It turns out, despite all our creative objections, there’s good reason to color inside the lines. At least at first.
To all creatives out there this is blasphemy, I know. I didn’t want to believe it either, but it’s true.
I’m a parent now, which is equal parts terrifying and hilarious. Prior to having my own tiny dependents, I had no experience with children and therefore no understanding about their developmental expectations. Like most parents, I read the books and the handouts from the doctors and figure it out as I go.
We had our first major developmental issues when our son hit preschool. At the time of his first conference he knew all his letters, their sounds, and could read basic words. He could count endlessly, far beyond the 1-10 he was supposed to know and he could do basic addition and subtraction. I expected to be applauded for his obvious genius (and all my impressive early prep work, thank you, thank you), but that didn’t happen.
In fact, these things were barely mentioned. “Yeah, great. He’s great, but…”
There was great concern about his FINE MOTOR SKILLS. GREAT concern about the apparently (unbeknownst to me at the time) indispensable, invaluable, can’t live without, one an only, required above all else for success in life FINE MOTOR SKILLS. For those not yet to this part of the parenting books, this involves things like pencil grip, handwriting, cutting, stringing beads, and yes, coloring inside the lines.
His teacher showed me a number of scribbly coloring pages, intense concern flooding her expression. “He doesn’t stay within the lines at all”. The creative in me railed. So! These are beautiful. He sees beyond the lines. He doesn’t need lines to create art.
“He needs to work on his pencil grip and cutting. He’s very far behind.” She showed me pages of wobbly, wiggly, half-formed letters, trying to will my concern to match hers. “He gets frustrated, then shows no interests in craft time.” There’s a folder of unfinished paper crafts, half cut shape monsters, bag puppets, and fire engines.
I’m thinking, ‘WHO THE HELL CARES! HE CAN READ AND ADD AND COUNT, LADY. CUTTING AND COLORING AND GLUE STICKING AREN’T GOING TO MAKE OR BREAK HIS ACADEMIC FUTURE.”
But, it turns out, I was so wrong.
He struggled through the rest of preschool and the start of kindergarten.

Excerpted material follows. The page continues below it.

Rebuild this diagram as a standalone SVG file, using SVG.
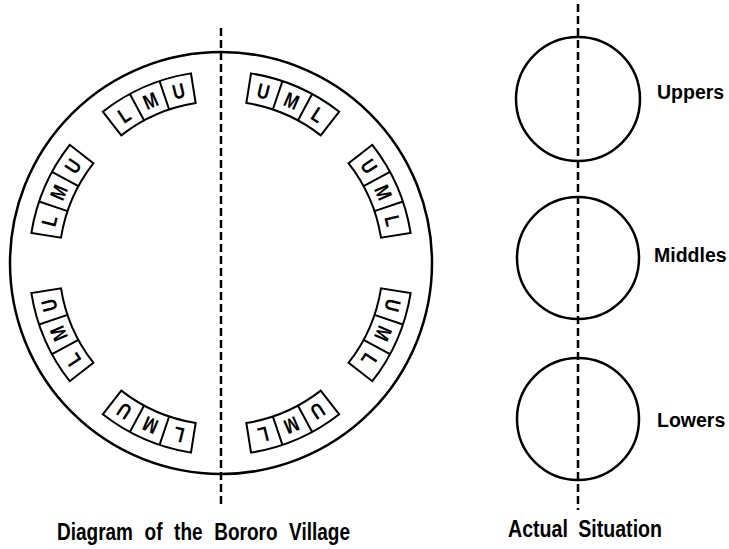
<svg xmlns="http://www.w3.org/2000/svg" width="729" height="549" viewBox="0 0 729 549">
<style>
.ln{fill:none;stroke:#000;stroke-width:2.5}
.dash{fill:none;stroke:#000;stroke-width:2.5;stroke-dasharray:8 4}
.box{fill:#fff;stroke:#000;stroke-width:2;stroke-linejoin:miter}
.lt{font-family:"Liberation Sans",Arial,sans-serif;font-weight:bold;font-size:21px;text-anchor:middle}
.lab{font-family:"Liberation Sans",Arial,sans-serif;font-weight:bold;font-size:24px}
.side{font-family:"Liberation Sans",Arial,sans-serif;font-weight:bold;font-size:19.5px}
</style>
<defs>
<path id="seg" class="box" d="M -48.07 -185.88 A 192 192 0 0 1 48.07 -185.88 L 40.56 -156.84 A 162 162 0 0 0 -40.56 -156.84 Z M -16.18 -191.32 L -13.65 -161.42 M 16.18 -191.32 L 13.65 -161.42"/>
</defs>
<rect width="729" height="549" fill="#fff"/>
<g id="village">
<circle class="ln" cx="221" cy="263" r="211"/>
</g>
<g id="connectors">
<line class="dash" x1="221" y1="28" x2="221" y2="506"/>
<line class="dash" x1="578" y1="4" x2="578" y2="510"/>
</g>
<g id="groups" transform="translate(221 263)">
<g id="g-tl" transform="rotate(-23.5)"><use href="#seg"/>
<g transform="rotate(-9.67) translate(0 -177)"><text class="lt" transform="scale(0.8 1)" y="7.5">L</text></g>
<g transform="translate(0 -177)"><text class="lt" transform="scale(0.8 1)" y="7.5">M</text></g>
<g transform="rotate(9.67) translate(0 -177)"><text class="lt" transform="scale(0.8 1)" y="7.5">U</text></g></g>
<g id="g-ul" transform="rotate(-66.5)"><use href="#seg"/>
<g transform="rotate(-9.67) translate(0 -177)"><text class="lt" transform="scale(0.8 1)" y="7.5">L</text></g>
<g transform="translate(0 -177)"><text class="lt" transform="scale(0.8 1)" y="7.5">M</text></g>
<g transform="rotate(9.67) translate(0 -177)"><text class="lt" transform="scale(0.8 1)" y="7.5">U</text></g></g>
<g id="g-ll" transform="rotate(-113.5)"><use href="#seg"/>
<g transform="rotate(-9.67) translate(0 -177)"><text class="lt" transform="scale(0.8 1)" y="7.5">L</text></g>
<g transform="translate(0 -177)"><text class="lt" transform="scale(0.8 1)" y="7.5">M</text></g>
<g transform="rotate(9.67) translate(0 -177)"><text class="lt" transform="scale(0.8 1)" y="7.5">U</text></g></g>
<g id="g-bl" transform="rotate(-156.5)"><use href="#seg"/>
<g transform="rotate(-9.67) translate(0 -177)"><text class="lt" transform="scale(0.8 1)" y="7.5">L</text></g>
<g transform="translate(0 -177)"><text class="lt" transform="scale(0.8 1)" y="7.5">M</text></g>
<g transform="rotate(9.67) translate(0 -177)"><text class="lt" transform="scale(0.8 1)" y="7.5">U</text></g></g>
<g id="g-tr" transform="rotate(23.5)"><use href="#seg"/>
<g transform="rotate(-9.67) translate(0 -177)"><text class="lt" transform="scale(0.8 1)" y="7.5">U</text></g>
<g transform="translate(0 -177)"><text class="lt" transform="scale(0.8 1)" y="7.5">M</text></g>
<g transform="rotate(9.67) translate(0 -177)"><text class="lt" transform="scale(0.8 1)" y="7.5">L</text></g></g>
<g id="g-ur" transform="rotate(66.5)"><use href="#seg"/>
<g transform="rotate(-9.67) translate(0 -177)"><text class="lt" transform="scale(0.8 1)" y="7.5">U</text></g>
<g transform="translate(0 -177)"><text class="lt" transform="scale(0.8 1)" y="7.5">M</text></g>
<g transform="rotate(9.67) translate(0 -177)"><text class="lt" transform="scale(0.8 1)" y="7.5">L</text></g></g>
<g id="g-lr" transform="rotate(113.5)"><use href="#seg"/>
<g transform="rotate(-9.67) translate(0 -177)"><text class="lt" transform="scale(0.8 1)" y="7.5">U</text></g>
<g transform="translate(0 -177)"><text class="lt" transform="scale(0.8 1)" y="7.5">M</text></g>
<g transform="rotate(9.67) translate(0 -177)"><text class="lt" transform="scale(0.8 1)" y="7.5">L</text></g></g>
<g id="g-br" transform="rotate(156.5)"><use href="#seg"/>
<g transform="rotate(-9.67) translate(0 -177)"><text class="lt" transform="scale(0.8 1)" y="7.5">U</text></g>
<g transform="translate(0 -177)"><text class="lt" transform="scale(0.8 1)" y="7.5">M</text></g>
<g transform="rotate(9.67) translate(0 -177)"><text class="lt" transform="scale(0.8 1)" y="7.5">L</text></g></g>
</g>
<g id="uppers"><circle class="ln" cx="578" cy="99" r="62"/><text class="side" x="657" y="99">Uppers</text></g>
<g id="middles"><circle class="ln" cx="578" cy="258" r="61"/><text class="side" x="654" y="262">Middles</text></g>
<g id="lowers"><circle class="ln" cx="578" cy="419" r="61"/><text class="side" x="657" y="427">Lowers</text></g>
<g id="captions">
<text class="lab" x="57" y="540" textLength="293" lengthAdjust="spacingAndGlyphs" word-spacing="8">Diagram of the Bororo Village</text>
<text class="lab" x="508" y="537" textLength="154" lengthAdjust="spacingAndGlyphs" word-spacing="6">Actual Situation</text>
</g>
</svg>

When he didn’t want to do an activity, or couldn’t do it, he stopped following instructions and distracted other students. When the teacher tried to get him back on task, he’d get defensive and more frustrated, so then we had behavioral issues sprouting up as well.
I thought, okay, he’s a lefty and he just needs a little more focused attention. And that helped, but not a lot. He did get frustrated because writing and cutting weren’t easy for him like memorization. When it wasn’t easy, he didn’t want to do it. He’d not learned (or maybe I should say he’d not been taught (by me, for shame!)) to struggle and stick to it, and because he quit when it got hard, his weakness snowballed.
I realized he didn’t color outside the lines because he was artistic genius guided by his vision. He colored outside the lines because he didn’t have the basic strength in his hands to stay inside them, and on top of that, he didn’t have the wherewithal to keep at it when his efforts fell short and he got frustrated.
It wasn’t creative strength. It was fundamental weakness.
We had two big parenting problems to face. A kid who didn’t want to do anything that wasn’t easy and a kid who’s lack of fundamental skills was snowballing into bigger issues. The teachers and therapist warned us this was common. In the second to fourth grade range there were several bright students performing below their abilities because their handwriting was poor and they couldn’t (wouldn’t) keep up with assignments that involved writing upwards of four pages at a time.
We had to admit we were idiots, that we made a mistake discounting the teacher’s concerns and the importance of cutting and coloring. We had to focus our energy on fixing the problems and teach our boy 1) how to work at something that wasn’t easy for him, and 2) the importance of doing what he’s ask in order to learn the basics. Then he could make the most of his strengths.
(And then, perhaps go on to become the artistic genius he’s so obviously meant to be. *clears throat, looks away, dodgy-eyed* )
We researched, saw the doctor, took a lot of tips from the school therapist, and started with the most of basic of basics. Hand strength, arm strength, coloring basic shapes, gradually we increased the length of the work sessions. It was painful at times. Frustrating and hard. It was boring at times, for us and for him, but fundamentals seem to always feel that way at times, don’t they?
We stuck to it. We built his skills and now, thankfully, he’s doing much better. There’s less frustration, better work quality, no behavior issues, and a lot of coloring pages where he never goes outside the lines once.
As is so often the case with raising these little ones, their lessons are my lessons.
As a mother, I’m (humbled and) proud. As a writer working on my first novel (and a person hardwired to bristle at ‘rules’), I swallowed this lesson whole.
For most people and most skills, it’s imperative to learn the fundamentals, practice the fundamentals, master the fundamentals, because this effort provides the necessary experience and foundation on which we can showcase our strengths. It’s how we work up to breaking the rules, and maybe someday even rewriting them.